Synchronizing clocks via satellites using entangled photons: Effect of relative velocity on precision

TL;DR

This paper investigates how satellite velocity affects quantum clock synchronization using entangled photons, demonstrating that high-precision synchronization remains feasible with proper data acquisition timing.

Contribution

It develops analytical and numerical methods to assess the impact of relative motion on quantum clock synchronization protocols and demonstrates their effectiveness through realistic simulations.

Findings

Successful synchronization at sub-nanosecond to picosecond levels over 4000 km.

Protocol remains effective with appropriate data window adjustments.
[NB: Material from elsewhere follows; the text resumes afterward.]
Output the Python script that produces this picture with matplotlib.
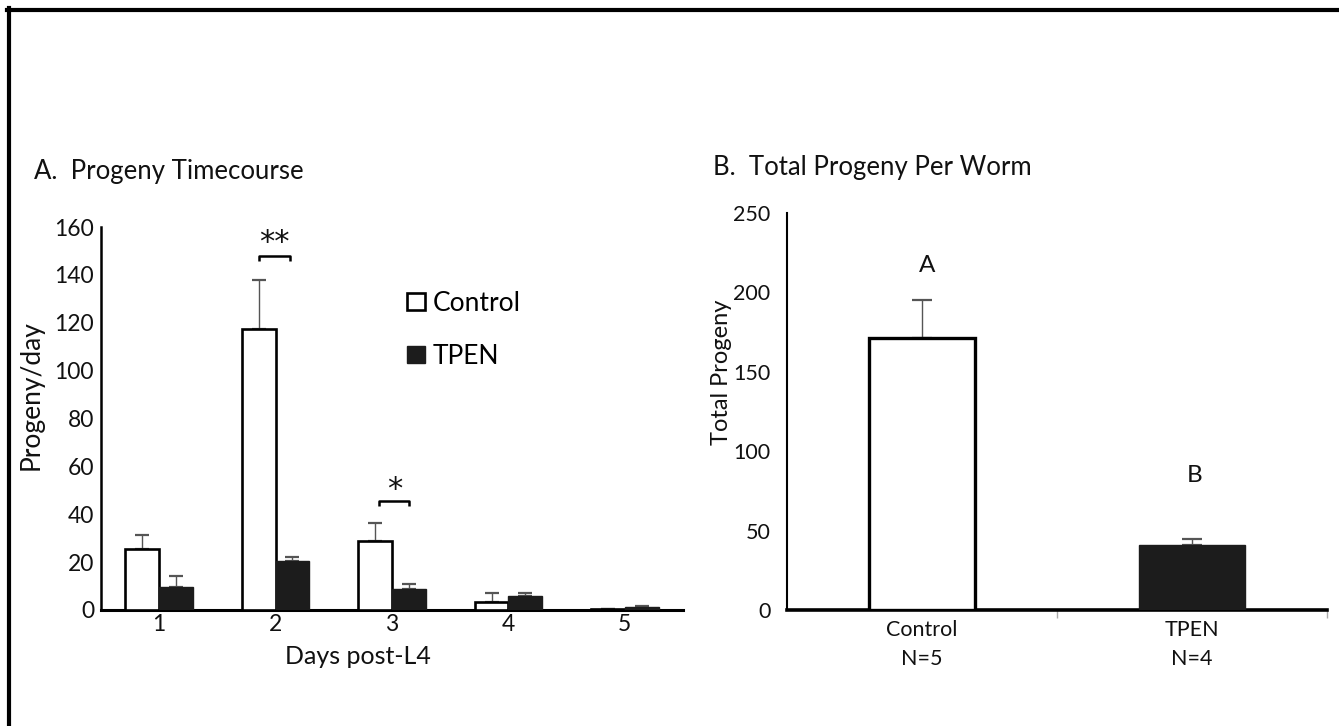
import matplotlib
matplotlib.use("Agg")
import matplotlib.pyplot as plt
from matplotlib.lines import Line2D
import numpy as np

# ---------------- data ----------------
days = [1, 2, 3, 4, 5]
day_labels = ["1", "2", "3", "4", "5"]
control_mean = [25.5, 117.5, 29, 3.5, 0.5]
control_err = [6, 20.5, 7.2, 3.5, 0]
tpen_mean = [9.6, 20.3, 8.6, 5.8, 1.2]
tpen_err = [4.6, 1.7, 2.3, 1.2, 0.5]

groups = ["Control", "TPEN"]
group_n = ["N=5", "N=4"]
total_mean = [171, 41]
total_err = [24, 4]
total_letters = ["A", "B"]

# ---------------- figure ----------------
W, H = 1339, 726
fig = plt.figure(figsize=(W / 100, H / 100), dpi=100)
FONT = "Lato"
INK = "#111111"


def fx(px):
    return px / W


def fy(py):
    return 1 - py / H


# ---------------- panel A ----------------
axA = fig.add_axes([fx(101), fy(610), fx(683) - fx(101), fy(227) - fy(610)])
x = np.array(days, dtype=float)
bw = 0.29
bc = axA.bar(x - 0.145, control_mean, width=bw, color="white", edgecolor="black",
             linewidth=1.9, zorder=3, label="Control")
bt = axA.bar(x + 0.145, tpen_mean, width=bw, color="#1c1c1c", edgecolor="#1c1c1c",
             linewidth=1.0, zorder=3, label="TPEN")
axA.errorbar(x - 0.145, control_mean, yerr=[np.zeros(5), control_err], fmt="none",
             ecolor="#555555", elinewidth=1.0, capsize=5, capthick=1.6, zorder=2)
axA.errorbar(x + 0.145, tpen_mean, yerr=[np.zeros(5), tpen_err], fmt="none",
             ecolor="#555555", elinewidth=1.0, capsize=5, capthick=1.6, zorder=2)
axA.set_xlim(0.5, 5.5)
axA.set_ylim(0, 160)
axA.set_yticks(range(0, 161, 20))
axA.set_xticks(days)
axA.set_xticklabels(day_labels)
for s in ["top", "right"]:
    axA.spines[s].set_visible(False)
axA.spines["left"].set_linewidth(1.8)
axA.spines["bottom"].set_linewidth(2.2)
axA.tick_params(axis="both", length=0, labelsize=16.5, colors=INK)
axA.tick_params(axis="y", pad=5)
axA.tick_params(axis="x", pad=3)
for lab in axA.get_xticklabels() + axA.get_yticklabels():
    lab.set_fontfamily(FONT)

fig.text(fx(31), fy(395), "Progeny/day", rotation=90, fontsize=19, fontfamily=FONT,
         ha="center", va="center", color=INK)
fig.text(fx(358), fy(657), "Days post-L4", fontsize=18, fontfamily=FONT,
         ha="center", va="center", color=INK)


# significance brackets
def bracket(ax, x0, x1, y, dy, txt, ty):
    ax.plot([x0, x0, x1, x1], [y - dy, y, y, y - dy], color="black", lw=1.8,
            solid_capstyle="butt", zorder=4)
    ax.text((x0 + x1) / 2, ty, txt, ha="center", va="center", fontsize=22,
            fontfamily="DejaVu Sans", color=INK)


bracket(axA, 2 - 0.14, 2 + 0.12, 148, 2.2, "**", 153.5)
bracket(axA, 3 - 0.11, 3 + 0.15, 45.5, 2.2, "*", 50.5)

leg = axA.legend(handles=[bc, bt], loc="upper left", bbox_to_anchor=(0.526, 0.833),
                 frameon=False, handlelength=0.66, handleheight=0.62,
                 handletextpad=0.3, labelspacing=1.05, borderpad=0, borderaxespad=0,
                 prop={"family": FONT, "size": 19})

fig.text(fx(34), fy(172), "A.  Progeny Timecourse", fontsize=18.5, fontfamily=FONT,
         ha="left", va="center", color=INK)

# ---------------- panel B ----------------
axB = fig.add_axes([fx(787), fy(610), fx(1327) - fx(787), fy(213) - fy(610)])
xb = np.array([0.5, 1.5])
axB.bar(xb, total_mean, width=0.39, color=["white", "#1c1c1c"],
        edgecolor=["black", "#1c1c1c"], linewidth=[2.4, 1.0], zorder=3)
axB.errorbar(xb, total_mean, yerr=[np.zeros(2), total_err], fmt="none",
             ecolor="#555555", elinewidth=1.0, capsize=7, capthick=1.6, zorder=2)
axB.text(0.52, 217, total_letters[0], ha="center", va="center", fontsize=17.5,
         fontfamily=FONT, color=INK)
axB.text(1.51, 85, total_letters[1], ha="center", va="center", fontsize=17.5,
         fontfamily=FONT, color=INK)
axB.set_xlim(0, 2)
axB.set_ylim(0, 250)
axB.set_yticks(range(0, 251, 50))
axB.set_xticks([1, 2])
axB.set_xticklabels(["", ""])
axB.set_xticks(xb, minor=True)
axB.set_xticklabels([f"{g}\n{n}" for g, n in zip(groups, group_n)], minor=True)
for s in ["top", "right"]:
    axB.spines[s].set_visible(False)
axB.spines["left"].set_linewidth(1.5)
axB.spines["bottom"].set_linewidth(2.6)
axB.tick_params(axis="x", which="major", length=6, width=1, color="#aaaaaa", direction="out")
axB.tick_params(axis="x", which="minor", length=0, pad=7, labelsize=15.5, colors=INK)
axB.tick_params(axis="y", length=0, pad=12, labelsize=15.5, colors=INK)
for lab in axB.get_xticklabels(minor=True):
    lab.set_fontfamily(FONT)
    lab.set_linespacing(1.6)
for lab in axB.get_yticklabels():
    lab.set_fontfamily(FONT)

fig.text(fx(722), fy(372), "Total Progeny", rotation=90, fontsize=17, fontfamily=FONT,
         ha="center", va="center", color=INK)
fig.text(fx(713), fy(168), "B.  Total Progeny Per Worm", fontsize=18.5, fontfamily=FONT,
         ha="left", va="center", color=INK)

# ---------------- frame (top & left border) ----------------
fig.add_artist(Line2D([fx(7), 1], [fy(10), fy(10)], color="black", lw=3.0,
                      transform=fig.transFigure))
fig.add_artist(Line2D([fx(9), fx(9)], [fy(8), 0], color="black", lw=3.0,
                      transform=fig.transFigure))

fig.savefig("out.png", dpi=100, facecolor="white")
High-precision quantum synchronization surpasses classical GPS capabilities.

Abstract

A satellite-based scheme to perform clock synchronization between ground stations spread across the globe using quantum resources was proposed in [Phys. Rev. A 107, 022615 (2023)], based on the quantum clock synchronization (QCS) protocol developed in [Proc. SPIE 10547 (2018)]. Such a scheme could achieve synchronization up to the picosecond level over distances of thousands of kilometers. Nonetheless, the implementation of this QCS protocol is yet to be demonstrated experimentally in situations where the satellite velocities cannot be neglected, as is the case in many realistic scenarios. In this work, we develop analytical and numerical tools to study the effect of the relative velocity between the satellite and ground stations on the success of the QCS protocol. We conclude that the protocol can still run successfully if the data acquisition window is chosen appropriately. As a demonstration, we simulate the synchronization outcomes for cities across the continental United States using a single satellite in a LEO orbit, low-cost entanglement sources, portable atomic clocks, and avalanche detectors. We conclude that, after including the effect of relative motion, sub-nanosecond to picosecond level precision can still be achieved over distance scales of $\approx 4000$ kms. Such high precision synchronization is currently not achievable over long distances ($\gtrsim 100 km$) with standard classical techniques including the GPS. The simulation tools developed in this work are in principle applicable to other means of synchronizing clocks using entangled photons, which are expected to form the basis of future quantum networks like the Quantum Internet, distributed quantum sensing and Quantum GPS.